En novembre 2016, une série de manifestations sociales
dans la région du Rif au Maroc, connues sous le nom de hirak (mouvement) du Rif
a éclaté, entraînant l'arrestation de centaines de jeunes. Une demi-centaine de
personnes ont été condamnées en 2018 à des peines allant d'un an à deux
décennies de prison pour quatre des manifestants les plus en vue. Parmi les
condamnés figure le journaliste Hamid el Mahdaoui, condamné à trois ans de
prison pour avoir reçu un appel, intercepté par les services secrets, dans
lequel un Rifain exilé en Europe lui disait qu'il était prêt à entrer dans le
Rif avec des chars. Mahdaoui a purgé ses trois ans de prison ; le leader des
mobilisations, Naser Zafzafi, est toujours en prison avec une peine de 20 ans,
sans que le Parlement européen n'ait jamais condamné la répression dans le Rif
ou les peines qui ont suivi.
Cependant, en octobre 2020, le Parlement européen a
montré toute sa dureté à l'égard de l'Algérie dans une résolution sur la « détérioration
de la situation des droits de l'homme », suite aux manifestations qui ont
débuté en mars 2019 dans ce qui est devenu le hirak algérien, réclamant
une véritable démocratie. À cette occasion, le Parlement a adopté la résolution
contre le régime algérien par 669 voix pour, 3 contre et 22 abstentions. La
résolution demandait la libération urgente de tous les « prisonniers
d'opinion », dont plusieurs journalistes.
Atmoun a étudié à l'Institut de statistique de Paris,
comme le rappelait l'hebdomadaire marocain Maroc Hebdo en mars dernier,
a travaillé en France comme homme d'affaires prospère dans le secteur hôtelier,
selon Maroc Diplomatique, et est entré en politique en 1984 avec le
parti de l'Union constitutionnelle (un parti se proclamant centriste libéral).

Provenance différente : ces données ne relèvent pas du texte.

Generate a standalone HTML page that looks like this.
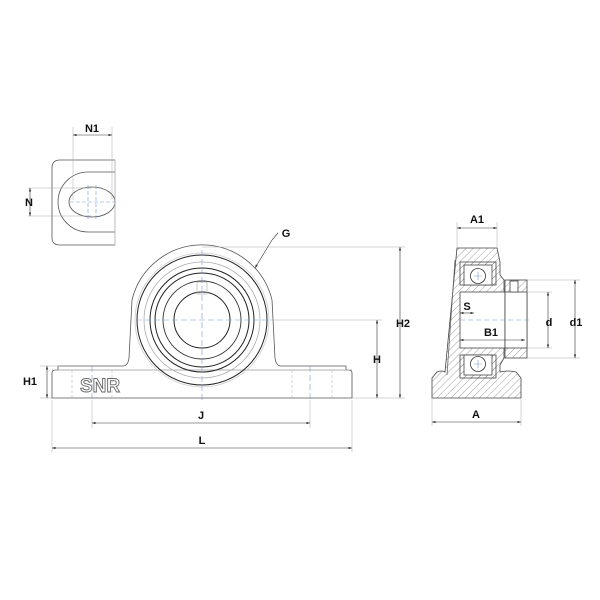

En 2008, il rejoint le Parti authenticité et modernité (PAM), également connu
sous le nom de « parti du roi », un parti fondé par un conseiller du
monarque. Maroc Hebdo, qui le décrit comme un « expert en relations
et en lobbying », affirme qu'il a accès à des députés européens de tous
les partis politiques, avec « des centaines d'amis dans la droite
européenne ». Atmoun a été décoré de la Légion d'honneur française en 2011
par le président de l'époque, le conservateur Nicolas Sarkozy. Il a été le
premier homme politique marocain à la recevoir.